Fastmail’s Bron Gondwana explains that although spam is inevitable, it’s not a huge problem: “Spam has always been and will always be a problem for web services. We also see spam on instant messaging and on Facebook. However, spam is no longer a threat to the survival of email because with a good spam filter, the problem can be handled.”
Proprietary shutdown
Technically speaking, spam is possible because email is ‘decentralised’ – there’s no overall email authority that checks senders’ identities, which makes it easy for criminals to hide their email addresses and send their messages without fear of prosecution.
This has its advantages: because there’s no central authority, it is almost impossible to shut email down.
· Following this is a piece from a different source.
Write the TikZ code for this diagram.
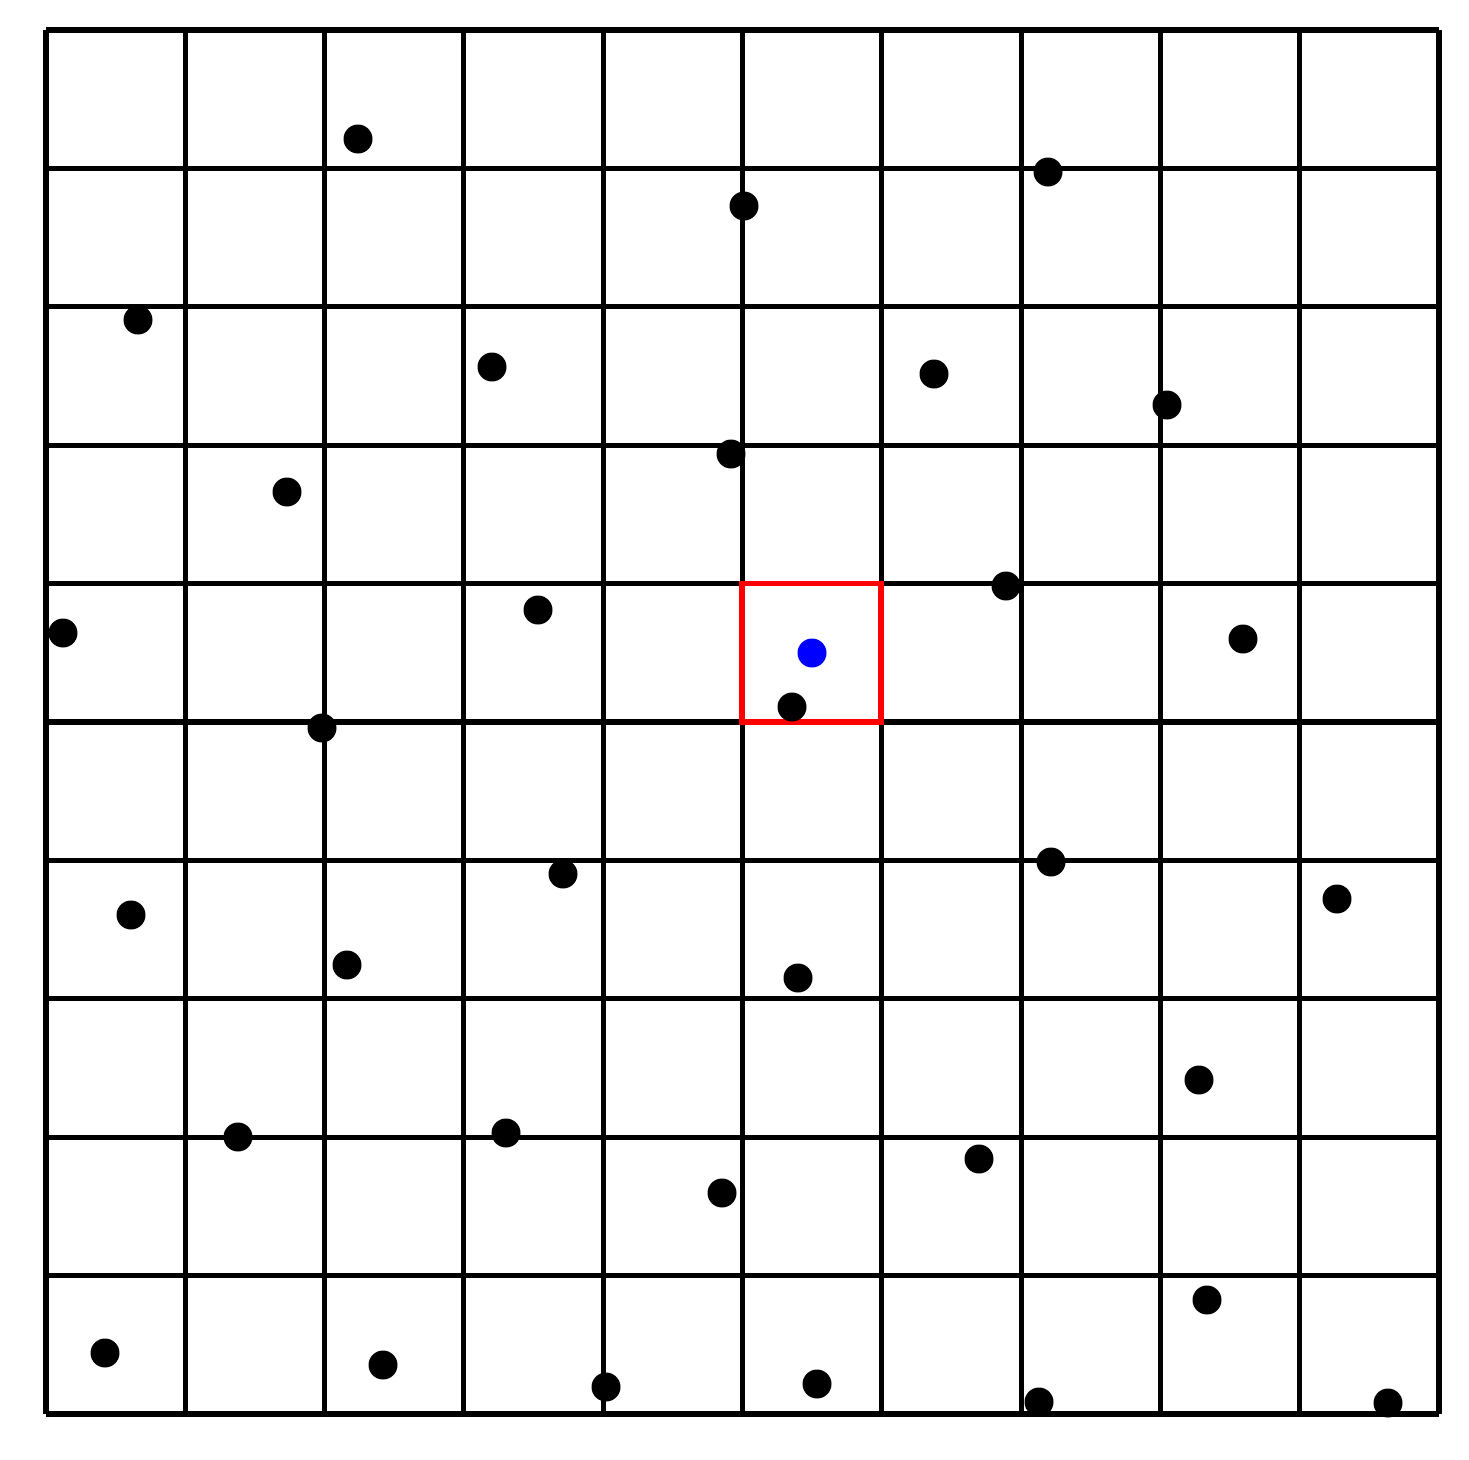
\documentclass[tikz,border=0pt]{standalone}
\begin{document}
\begin{tikzpicture}[
    x=0.01cm,y=-0.01cm,
    gridLine/.style={draw=black,line width=1.45pt},
    cellMark/.style={draw=red,line width=1.6pt},
    ptDot/.style={fill=black},
    qryDot/.style={fill=blue},
]
\useasboundingbox (0,0) rectangle (1469,1460);
% grid lines
\foreach \i in {0,...,10} {
    \draw[gridLine] ({46+139.3*\i},30) -- ({46+139.3*\i},1414);
    \draw[gridLine] (46,{30+138.4*\i}) -- (1439,{30+138.4*\i});
}
% highlighted cell
\draw[cellMark] (742,583.6) rectangle (881.3,722);
% sample points
\foreach \px/\py in {358/139,1048/172,744/206,138/320,492/367,934/374,1167/405,
    731/454,287/492,1006/586,63/633,538/610,1243/639,792/707,322/728,1051/862,
    563/874,131/915,1337/899,347/965,798/978,1199/1080,238/1137,506/1133,
    979/1159,722/1193,1207/1300,105/1353,383/1365,606/1387,817/1384,1039/1402,1388/1403}
    \fill[ptDot] (\px,\py) circle[radius=14.5];
% query point
\fill[qryDot] (812,653) circle[radius=14.5];
\end{tikzpicture}
\end{document}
The opposite is true of social networks – if the social network shuts down, users’ accounts and messages go with it.
Gondwana points out that email services let users download their messages, which social networks do not.
The future
Social networks and other ‘closed’ systems (as opposed to email, which is an open system) create other problems.
Christen Krogh, chief development officer at Opera Software, points out some of the shortcomings: “You cannot use Twitter to contact someone on Facebook. Within Twitter, you can send personal messages only to those following you. The email address will remain people’s default online identity, because of its openness and universal availability.”
Gondwana is less optimistic, citing spam as a major threat to the future success of email: “Filtering spam is an ongoing battle, and anything to win that battle will be key for users. We’ve seen the introduction of authentication on outbound messages and it is important to be responsive to spam reports.
“Email is infrastructure: the most important thing is to do it well, keep content safe, and meet users’ needs.”
Christen Krogh says it’s important to have a simple, easy-to-use email system that is available to everyone: “Web interfaces are coming of age, making email universally accessible. People want email to be available to them everywhere and don’t want to be locked into one network or one brand to get it.”
Our verdict
There is yet to be a credible competitor to email and the services it can offer. As a way of sharing information, contacting people, sending files, running businesses and keeping in touch with friends, it is still unparalleled in its flexibility.
In part, the internet exists because of email and while it has shortcomings and vulnerabilities, work is being done to make it better and safer; reports of its death have been exaggerated.